Everybody knows that communication within a business is the key to success. Whether you’re hosting a meeting, going through sales reports, emailing or on the phone to clients or reporting the status of a project to your boss, communication is at the forefront of everything that you’ll do.

However, things get a lot more difficult when you are working with employees located around the world. Even with the presence of advanced communication technology, such as instant messaging services and video conferencing platforms, it’s vital that you master the art of communicating with these remote workers so that your business can succeed.

Differences in working at an office compared to working in a remote setting with the people coming from diverse cultural backgrounds

One of the major advantages of working on-site is spending time with your coworkers, getting to know each other, and learning more about their work habits. For team leaders, this setting allows them to manage their employees with ease. However, this won’t be the case when working with a remote team.

  • When faced with particular changes in the work setting, leaders would have to modify the way they work. For example, managers need to deal with new unique challenges when leading a remote instead of an office team.
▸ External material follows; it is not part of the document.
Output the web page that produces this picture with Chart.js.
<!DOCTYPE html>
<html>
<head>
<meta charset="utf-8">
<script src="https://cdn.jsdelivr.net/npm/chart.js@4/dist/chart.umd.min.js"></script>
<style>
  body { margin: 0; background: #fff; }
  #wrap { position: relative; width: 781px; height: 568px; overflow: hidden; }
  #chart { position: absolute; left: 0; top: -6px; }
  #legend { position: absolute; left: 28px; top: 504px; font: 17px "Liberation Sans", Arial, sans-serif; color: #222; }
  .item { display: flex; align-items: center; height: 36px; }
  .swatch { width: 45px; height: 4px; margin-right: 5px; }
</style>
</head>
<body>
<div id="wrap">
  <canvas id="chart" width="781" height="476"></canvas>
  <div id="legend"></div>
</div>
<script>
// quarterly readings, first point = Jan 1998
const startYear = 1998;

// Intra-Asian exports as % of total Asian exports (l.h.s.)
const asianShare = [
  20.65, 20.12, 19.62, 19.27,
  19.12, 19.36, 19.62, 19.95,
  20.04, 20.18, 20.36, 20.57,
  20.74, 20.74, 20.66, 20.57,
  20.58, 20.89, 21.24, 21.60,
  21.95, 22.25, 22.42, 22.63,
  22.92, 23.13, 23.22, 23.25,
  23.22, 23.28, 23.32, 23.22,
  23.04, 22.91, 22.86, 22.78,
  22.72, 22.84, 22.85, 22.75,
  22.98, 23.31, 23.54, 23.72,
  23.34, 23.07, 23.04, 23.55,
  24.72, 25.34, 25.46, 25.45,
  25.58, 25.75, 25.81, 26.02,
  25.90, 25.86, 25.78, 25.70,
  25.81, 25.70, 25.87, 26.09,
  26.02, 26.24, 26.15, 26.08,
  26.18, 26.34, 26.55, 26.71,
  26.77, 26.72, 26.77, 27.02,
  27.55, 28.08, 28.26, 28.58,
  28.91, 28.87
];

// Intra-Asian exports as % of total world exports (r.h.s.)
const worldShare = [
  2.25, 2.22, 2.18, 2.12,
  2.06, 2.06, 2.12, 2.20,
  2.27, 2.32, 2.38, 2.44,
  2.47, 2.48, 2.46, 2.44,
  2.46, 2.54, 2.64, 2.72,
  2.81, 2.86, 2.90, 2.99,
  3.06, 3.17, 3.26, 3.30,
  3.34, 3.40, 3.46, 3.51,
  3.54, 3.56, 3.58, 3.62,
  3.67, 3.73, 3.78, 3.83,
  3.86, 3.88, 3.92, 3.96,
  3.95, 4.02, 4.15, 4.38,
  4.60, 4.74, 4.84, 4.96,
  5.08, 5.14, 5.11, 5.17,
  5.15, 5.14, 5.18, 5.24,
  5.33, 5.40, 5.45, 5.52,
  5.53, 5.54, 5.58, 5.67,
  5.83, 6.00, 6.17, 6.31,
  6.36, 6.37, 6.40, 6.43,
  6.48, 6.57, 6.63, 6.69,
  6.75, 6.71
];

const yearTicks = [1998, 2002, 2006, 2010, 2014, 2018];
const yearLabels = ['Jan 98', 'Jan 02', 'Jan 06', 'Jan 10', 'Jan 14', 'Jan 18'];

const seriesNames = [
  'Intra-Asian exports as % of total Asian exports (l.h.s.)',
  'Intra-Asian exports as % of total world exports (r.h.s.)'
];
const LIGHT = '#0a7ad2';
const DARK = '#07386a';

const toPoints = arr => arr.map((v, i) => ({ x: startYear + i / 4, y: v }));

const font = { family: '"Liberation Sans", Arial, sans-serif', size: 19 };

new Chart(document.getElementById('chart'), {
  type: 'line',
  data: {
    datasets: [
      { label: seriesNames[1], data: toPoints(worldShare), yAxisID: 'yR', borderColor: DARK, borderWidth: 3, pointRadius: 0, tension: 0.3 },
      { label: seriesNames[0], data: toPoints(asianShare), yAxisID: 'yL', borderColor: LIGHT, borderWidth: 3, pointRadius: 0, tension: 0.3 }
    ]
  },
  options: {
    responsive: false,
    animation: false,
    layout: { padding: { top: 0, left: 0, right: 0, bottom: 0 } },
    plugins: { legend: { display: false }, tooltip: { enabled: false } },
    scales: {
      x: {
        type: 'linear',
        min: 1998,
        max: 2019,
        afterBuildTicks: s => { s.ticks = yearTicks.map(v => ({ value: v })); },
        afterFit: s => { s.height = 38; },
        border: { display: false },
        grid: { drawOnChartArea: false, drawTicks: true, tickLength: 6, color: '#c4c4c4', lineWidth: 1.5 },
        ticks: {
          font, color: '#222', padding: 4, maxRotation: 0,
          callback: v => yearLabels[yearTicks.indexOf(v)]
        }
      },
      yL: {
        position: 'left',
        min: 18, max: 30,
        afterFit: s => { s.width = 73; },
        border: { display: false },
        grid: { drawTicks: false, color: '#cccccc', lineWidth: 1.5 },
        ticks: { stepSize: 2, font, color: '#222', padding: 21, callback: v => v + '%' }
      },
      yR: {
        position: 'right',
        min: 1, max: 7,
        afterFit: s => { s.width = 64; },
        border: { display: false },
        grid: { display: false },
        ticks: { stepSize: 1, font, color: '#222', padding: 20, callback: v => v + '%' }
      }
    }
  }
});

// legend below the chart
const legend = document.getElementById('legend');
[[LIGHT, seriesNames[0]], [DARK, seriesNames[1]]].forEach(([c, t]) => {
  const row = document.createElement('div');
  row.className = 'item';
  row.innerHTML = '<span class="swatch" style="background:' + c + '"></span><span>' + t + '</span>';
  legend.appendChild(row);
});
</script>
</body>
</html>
According to a recent survey by the training company VitalSmarts, 20% of leaders are unprepared or very unprepared to lead their remote team.
  • Companies are facing different kinds of difficulties when it comes to working remotely like lacking daily non-verbal communication that people would normally have in person.
  • When we look at team building aspects, remote workplaces are lacking the daily conversations that would normally build rapport and camaraderie between the people. This needs to be maintained as its absence can lead to trust issues and a decrease in productivity.
  • Within a telecommuting team, there are usually people from diverse time zones. It is the job for the manager of such a team to schedule team meetings and other calls during periods that work for every team member, following something known as “time fairness”. 


How to tackle misunderstandings that can happen over remote conversations

Think about the information you can glean just from the seating arrangement in a physical conference room — who sits next to whom, who’s at the head of the table, who has put a little extra distance between themself and their neighbor. All those cues are missing in a typical teleconference. As a result, even the simplest of things can be misinterpreted. With a few tips and anecdotes, you can avoid or at least try to steer clear of such situations.
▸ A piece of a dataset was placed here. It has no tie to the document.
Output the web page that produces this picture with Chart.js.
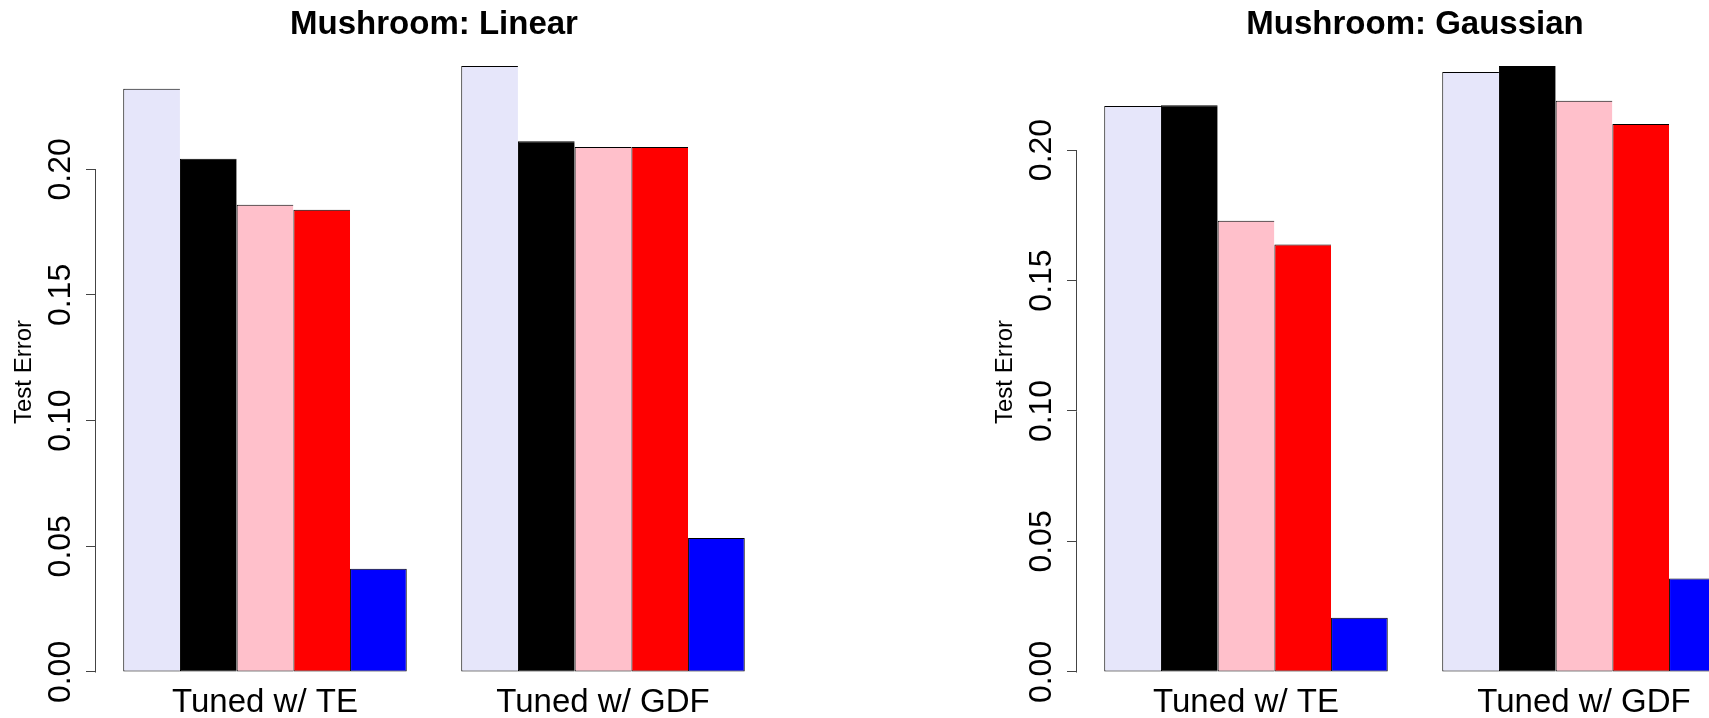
<!DOCTYPE html>
<html>
<head>
<meta charset="utf-8">
<script src="https://cdn.jsdelivr.net/npm/chart.js@4.4.0/dist/chart.umd.min.js"></script>
<style>
  html, body { margin: 0; padding: 0; background: #fff; overflow: hidden; }
  #wrap { position: relative; width: 1709px; height: 718px; overflow: hidden; }
  .box { position: absolute; top: 0; width: 772px; height: 718px; }
</style>
</head>
<body>
<div id="wrap">
  <div class="box" style="left:0"><canvas id="linear"></canvas></div>
  <div class="box" style="left:981px"><canvas id="gaussian"></canvas></div>
</div>
<script>
var groups = ['Tuned w/ TE', 'Tuned w/ GDF'];
var yTicks = [0, 0.05, 0.10, 0.15, 0.20];
var barColors = ['#E6E6FA', '#000000', '#FFC0CB', '#FF0000', '#0000FF'];

// test error of the five bars, left to right, in each group
var linearTE = [0.2320, 0.2042, 0.1859, 0.1839, 0.0411];
var linearGDF = [0.2411, 0.2112, 0.2089, 0.2089, 0.0533];
var gaussianTE = [0.2169, 0.2172, 0.1729, 0.1638, 0.0208];
var gaussianGDF = [0.2299, 0.2322, 0.2189, 0.2100, 0.0358];

var fontFamily = '"Liberation Sans", Arial, Helvetica, sans-serif';

// y axis line like R: only between first and last tick
var axisLine = {
    id: 'axisLine',
    afterDraw: function (chart) {
        var s = chart.scales.y;
        var ctx = chart.ctx;
        var x = Math.round(s.right) - 0.5;
        ctx.save();
        ctx.strokeStyle = '#444';
        ctx.lineWidth = 1;
        ctx.beginPath();
        ctx.moveTo(x, Math.round(s.getPixelForValue(yTicks[0])) + 0.5);
        ctx.lineTo(x, Math.round(s.getPixelForValue(yTicks[yTicks.length - 1])) + 0.5);
        ctx.stroke();
        ctx.restore();
    }
};

function makeChart(id, title, te, gdf) {
    var top = Math.max.apply(null, te.concat(gdf));
    var datasets = [];
    for (var i = 0; i < barColors.length; i++) {
        var last = i == barColors.length - 1;
        datasets.push({
            label: 'bar ' + (i + 1),
            data: [te[i], gdf[i]],
            backgroundColor: barColors[i],
            borderColor: '#000',
            borderWidth: { top: 1, left: 1, bottom: 1, right: last ? 1 : 0 },
            borderSkipped: false,
            barPercentage: 1,
            categoryPercentage: 0.8388
        });
    }

    return new Chart(document.getElementById(id), {
        type: 'bar',
        data: { labels: groups, datasets: datasets },
        options: {
            responsive: true,
            maintainAspectRatio: false,
            animation: false,
            events: [],
            layout: { padding: 0 },
            plugins: {
                legend: { display: false },
                tooltip: { enabled: false },
                title: {
                    display: true,
                    text: title,
                    fullSize: false,
                    color: '#000',
                    font: { family: fontFamily, size: 33, weight: 'bold' },
                    padding: { top: 5.4, bottom: 21 }
                }
            },
            scales: {
                x: {
                    grid: { display: false, drawTicks: false },
                    border: { display: false },
                    ticks: {
                        color: '#000',
                        font: { family: fontFamily, size: 33 },
                        padding: 5,
                        maxRotation: 0
                    },
                    afterFit: function (s) { s.height = 40; }
                },
                y: {
                    min: -0.01 * top,
                    max: top,
                    afterBuildTicks: function (s) {
                        s.ticks = yTicks.map(function (v) { return { value: v }; });
                    },
                    grid: {
                        drawOnChartArea: false,
                        drawTicks: true,
                        tickLength: 10,
                        color: '#444'
                    },
                    border: { display: false },
                    ticks: {
                        color: '#000',
                        font: { family: fontFamily, size: 32 },
                        minRotation: 90,
                        maxRotation: 90,
                        crossAlign: 'center',
                        padding: -6,
                        autoSkip: false,
                        callback: function (v) { return v.toFixed(2); }
                    },
                    title: {
                        display: true,
                        text: 'Test Error',
                        color: '#000',
                        font: { family: fontFamily, size: 24 },
                        padding: { top: 10, bottom: 0 }
                    },
                    afterFit: function (s) { s.width = 96; }
                }
            }
        },
        plugins: [axisLine]
    });
}

makeChart('linear', 'Mushroom: Linear', linearTE, linearGDF);
makeChart('gaussian', 'Mushroom: Gaussian', gaussianTE, gaussianGDF);
</script>
</body>
</html>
  • Set rules for standardized communication – Leaders should provide a “meta communication” of basic guidelines, such as how quickly people should respond to emails and what media should be used for which purposes (for instance, all team meetings will take place through videoconferencing).
  • Say more than you need – Virtual teams often lack contextual cues such that the other person misunderstands what we’re trying to say. This further amplifies the need to spell out instructions and communicate clearly.
  • Use positive language for communication – we all tend to prefer a certain “language” for communication at work. Some people are more quantitative (preferring raw numerical data) while others are more visual (favoring figures and graphs). For others, storytelling and anecdotes are best. Managers should encourage teams to express such preferences at the start of a virtual project. 


Additional tips to avoid miscommunication when the standard practices might not be working:

  • HR representatives/managers should have regular communication training or diversity training to deal with these problems before they happen.
  • Having open doors for suggestions always has a better impact on employees’ mindset rather than making them feel isolated.
  • Don’t just rely on having conversations with emails and texts but instead have zoom meetings or using any similar video conferencing tools where people can see each other and hear each other’s voices. This creates better bonding between the team members and will give them a better understanding of their coworkers’ behaviours and subsequently a better relationship between them.
  • Having non-work-related communications and video chats whenever we can helps us create the requisite human connection which often goes amiss in a typical remote work setting.
  • Always reach out to others if you are not feeling okay or homesick. Reaching out to people or asking for help doesn’t make you weak, rather it makes you stronger knowing that there might be other people who are in the similar situation as you are.